The Appellate Division, in support of its ruling, cited England v Commissioner of Education, 169 AD2d 868.
The court also observed that Section 2509.7 of the Education Law expressly prohibits extension of an employee’s probationary period by adding thereto contractually bargained for sick or personal leave days or school-wide vacation days.
Section 2509.7 provides that ... no period in any school year for which there is no required service and/or for which no compensation is provided shall in any event constitute a break or suspension of probationary period or continuity of tenure rights.
The court’s conclusion: Maras attained tenure by estoppel because (1) the district failed to take action to grant or deny petitioner tenure prior to September 12, 1998; and (2) the record indicated that the district was aware of Maras’ continuing service in its employ beyond September 12, 1998.
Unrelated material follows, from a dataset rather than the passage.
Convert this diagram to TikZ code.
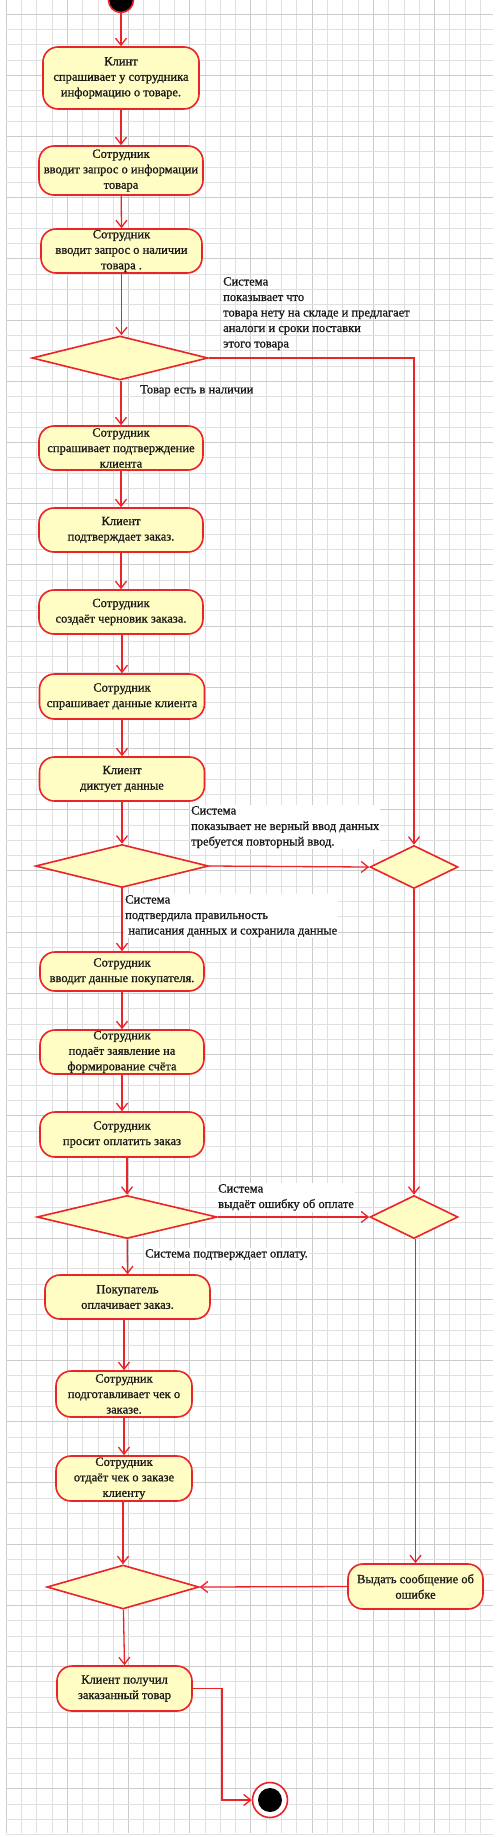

Maras was an employee in the Unclassified Service [see Civil Service Law Section 35]. The general rule is different with respect to extensions of the probationary period for employees in the Classified Service [see Civil Service Law Section 40]. In the event a probationary employee in the Classified Service is absent during his or her probationary period, typically that employee’s probationary period is automatically extended for a period equal to the time the probationer was absent [see Matter of Mazur, 98 AD2d 974].
For example, 4 NYCRR 4.5(f), a Rule adopted by the State Civil Service Commission pursuant to the authority set out in Civil Service Law Section 63.2, provides that “the minimum and maximum periods of the probationary term of any employee shall be extended by the number of workdays of his [or her] absence which ... are not counted as time served in the probationary term.”
Some jurisdictions allow the appointing authority to waive some of time a probationer was absent during his or her probationary period, thereby reducing the time the individual actually serves in the probationary period.
The New York State Civil Service Commission's Rules for the Classified Service, for example, provide that "any periods of authorized or unauthorized absence aggregating up to 10 workdays during the probationary period ... may, in the discretion of the appointing authority, be considered as time served in the probationary term."
Such extensions of the probationary period may be applicable in other situations as well.
For example, in the event an employee injured on the job is given a "light duty assignment," the courts have held that the appointing authority was not required to count the worker's "light duty service" for probationary purposes [Boyle v Koch, 114 AD2 78, leave to appeal denied 68 NY2d 601]. In such cases the employee may not claim to have performed the duties of the position to which he or she has been appointed as a probationer on the basis of their satisfactory performance of "light duty."